> **GOAL**
From the first line of the data below through the line holding "XAxis, YAxis, ReferenceLine", output each line exactly and leave the pictures out.

[Begin PROVIDED DATA]

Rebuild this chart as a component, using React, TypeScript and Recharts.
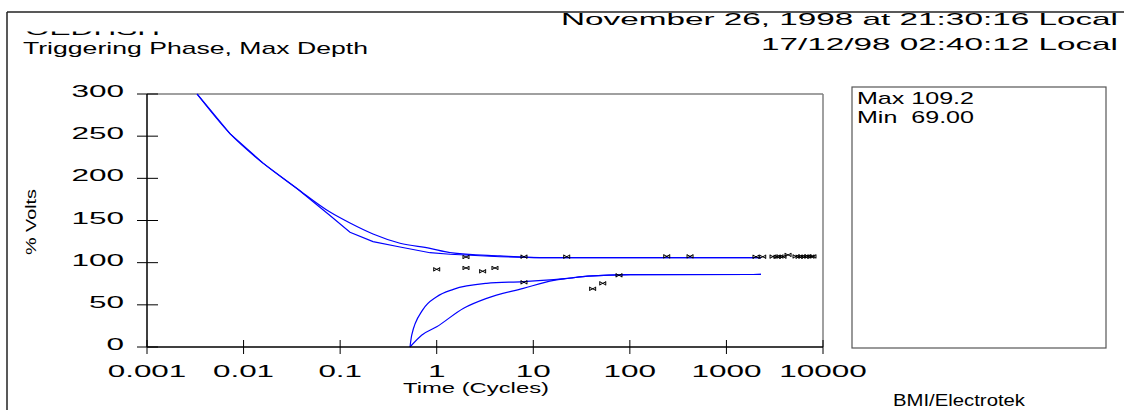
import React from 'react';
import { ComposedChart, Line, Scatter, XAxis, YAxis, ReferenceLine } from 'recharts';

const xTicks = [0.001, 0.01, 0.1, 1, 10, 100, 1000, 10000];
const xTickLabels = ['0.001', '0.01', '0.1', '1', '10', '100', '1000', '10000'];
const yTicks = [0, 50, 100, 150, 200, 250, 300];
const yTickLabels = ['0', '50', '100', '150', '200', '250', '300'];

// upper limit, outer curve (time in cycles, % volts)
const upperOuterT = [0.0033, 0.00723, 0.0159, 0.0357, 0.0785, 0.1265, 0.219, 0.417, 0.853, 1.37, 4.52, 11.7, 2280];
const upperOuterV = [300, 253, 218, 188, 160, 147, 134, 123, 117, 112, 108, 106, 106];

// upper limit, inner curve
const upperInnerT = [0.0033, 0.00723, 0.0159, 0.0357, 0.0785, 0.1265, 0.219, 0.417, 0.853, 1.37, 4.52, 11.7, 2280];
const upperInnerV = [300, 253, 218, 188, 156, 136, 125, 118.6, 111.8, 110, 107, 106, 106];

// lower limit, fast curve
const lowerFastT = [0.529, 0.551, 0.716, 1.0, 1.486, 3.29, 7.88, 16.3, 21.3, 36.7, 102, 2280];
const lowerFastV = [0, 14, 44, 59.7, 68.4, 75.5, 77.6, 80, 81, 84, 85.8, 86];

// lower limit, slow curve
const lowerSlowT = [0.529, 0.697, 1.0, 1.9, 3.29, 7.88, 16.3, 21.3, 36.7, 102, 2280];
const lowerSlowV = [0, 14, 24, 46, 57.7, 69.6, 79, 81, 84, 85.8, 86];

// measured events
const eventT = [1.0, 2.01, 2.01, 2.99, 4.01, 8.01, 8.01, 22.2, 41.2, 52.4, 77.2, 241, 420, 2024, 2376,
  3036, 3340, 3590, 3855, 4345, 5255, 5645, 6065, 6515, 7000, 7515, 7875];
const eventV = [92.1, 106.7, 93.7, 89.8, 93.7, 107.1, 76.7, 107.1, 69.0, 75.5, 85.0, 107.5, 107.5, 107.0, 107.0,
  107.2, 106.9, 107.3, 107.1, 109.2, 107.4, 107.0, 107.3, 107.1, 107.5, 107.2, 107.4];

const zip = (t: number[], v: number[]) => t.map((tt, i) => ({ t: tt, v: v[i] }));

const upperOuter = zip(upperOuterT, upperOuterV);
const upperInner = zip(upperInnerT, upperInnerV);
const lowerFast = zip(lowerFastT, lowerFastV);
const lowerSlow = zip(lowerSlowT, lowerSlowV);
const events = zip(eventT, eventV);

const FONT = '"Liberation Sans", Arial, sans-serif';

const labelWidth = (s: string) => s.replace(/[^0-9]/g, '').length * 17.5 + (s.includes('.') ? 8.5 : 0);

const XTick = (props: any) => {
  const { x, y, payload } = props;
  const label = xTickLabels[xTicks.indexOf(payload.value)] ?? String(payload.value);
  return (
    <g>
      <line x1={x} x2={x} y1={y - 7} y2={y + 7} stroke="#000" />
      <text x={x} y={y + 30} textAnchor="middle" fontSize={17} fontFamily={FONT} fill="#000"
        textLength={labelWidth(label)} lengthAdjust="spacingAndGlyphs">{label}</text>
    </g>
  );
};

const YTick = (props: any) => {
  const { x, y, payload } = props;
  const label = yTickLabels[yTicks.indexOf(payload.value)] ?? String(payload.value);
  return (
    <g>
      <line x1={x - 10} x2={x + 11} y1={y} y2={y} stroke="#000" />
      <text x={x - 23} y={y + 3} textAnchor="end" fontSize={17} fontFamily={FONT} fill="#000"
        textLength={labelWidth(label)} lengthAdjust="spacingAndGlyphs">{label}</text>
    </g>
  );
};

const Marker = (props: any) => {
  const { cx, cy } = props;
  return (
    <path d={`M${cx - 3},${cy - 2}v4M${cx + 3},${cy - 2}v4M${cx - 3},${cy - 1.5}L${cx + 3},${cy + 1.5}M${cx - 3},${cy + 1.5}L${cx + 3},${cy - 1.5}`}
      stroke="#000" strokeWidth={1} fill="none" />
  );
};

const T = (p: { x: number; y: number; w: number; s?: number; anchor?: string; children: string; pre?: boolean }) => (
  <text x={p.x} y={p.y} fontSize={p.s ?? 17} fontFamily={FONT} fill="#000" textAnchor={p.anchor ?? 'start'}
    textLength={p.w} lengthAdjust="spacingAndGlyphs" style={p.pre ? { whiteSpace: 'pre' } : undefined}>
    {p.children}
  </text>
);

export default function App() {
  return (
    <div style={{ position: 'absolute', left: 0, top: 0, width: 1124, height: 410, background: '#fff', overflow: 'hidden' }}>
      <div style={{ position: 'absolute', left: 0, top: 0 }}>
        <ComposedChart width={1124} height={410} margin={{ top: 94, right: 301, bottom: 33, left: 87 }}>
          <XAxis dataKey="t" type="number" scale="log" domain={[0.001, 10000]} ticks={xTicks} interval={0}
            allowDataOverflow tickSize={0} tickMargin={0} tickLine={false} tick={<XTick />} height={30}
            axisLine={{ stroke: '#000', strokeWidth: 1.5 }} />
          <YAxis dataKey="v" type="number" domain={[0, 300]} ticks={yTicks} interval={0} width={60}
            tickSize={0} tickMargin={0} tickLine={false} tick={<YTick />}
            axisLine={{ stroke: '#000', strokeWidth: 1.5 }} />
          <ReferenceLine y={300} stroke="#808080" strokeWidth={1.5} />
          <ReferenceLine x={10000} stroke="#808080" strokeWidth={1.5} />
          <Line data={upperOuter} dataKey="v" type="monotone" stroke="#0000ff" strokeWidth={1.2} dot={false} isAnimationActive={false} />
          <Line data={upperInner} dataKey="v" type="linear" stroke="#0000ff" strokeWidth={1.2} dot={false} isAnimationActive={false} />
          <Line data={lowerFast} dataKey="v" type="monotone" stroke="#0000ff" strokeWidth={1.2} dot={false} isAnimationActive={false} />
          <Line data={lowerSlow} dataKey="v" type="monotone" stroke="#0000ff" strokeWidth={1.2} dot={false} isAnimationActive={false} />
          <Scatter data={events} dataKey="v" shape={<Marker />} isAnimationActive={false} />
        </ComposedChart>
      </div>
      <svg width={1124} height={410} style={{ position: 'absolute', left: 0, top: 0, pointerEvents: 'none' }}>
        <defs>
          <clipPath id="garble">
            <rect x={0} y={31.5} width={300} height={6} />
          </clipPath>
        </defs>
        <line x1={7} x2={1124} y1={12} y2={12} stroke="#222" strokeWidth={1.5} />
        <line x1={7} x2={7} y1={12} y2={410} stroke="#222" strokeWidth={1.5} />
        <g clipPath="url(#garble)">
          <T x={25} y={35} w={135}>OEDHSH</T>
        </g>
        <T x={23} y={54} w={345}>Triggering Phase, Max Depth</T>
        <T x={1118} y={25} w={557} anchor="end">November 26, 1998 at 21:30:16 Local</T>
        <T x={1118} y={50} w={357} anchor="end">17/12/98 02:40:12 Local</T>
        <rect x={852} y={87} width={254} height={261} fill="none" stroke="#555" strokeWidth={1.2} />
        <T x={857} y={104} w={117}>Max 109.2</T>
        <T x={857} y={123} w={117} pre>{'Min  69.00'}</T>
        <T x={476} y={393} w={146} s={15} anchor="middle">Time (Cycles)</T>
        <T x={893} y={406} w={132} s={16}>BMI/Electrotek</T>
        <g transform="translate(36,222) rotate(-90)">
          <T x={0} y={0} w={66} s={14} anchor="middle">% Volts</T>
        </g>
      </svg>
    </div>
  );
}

[End PROVIDED DATA]

> **WORKED ANSWER**
Rebuild this chart as a component, using React, TypeScript and Recharts.
import React from 'react';
import { ComposedChart, Line, Scatter, XAxis, YAxis, ReferenceLine } from 'recharts';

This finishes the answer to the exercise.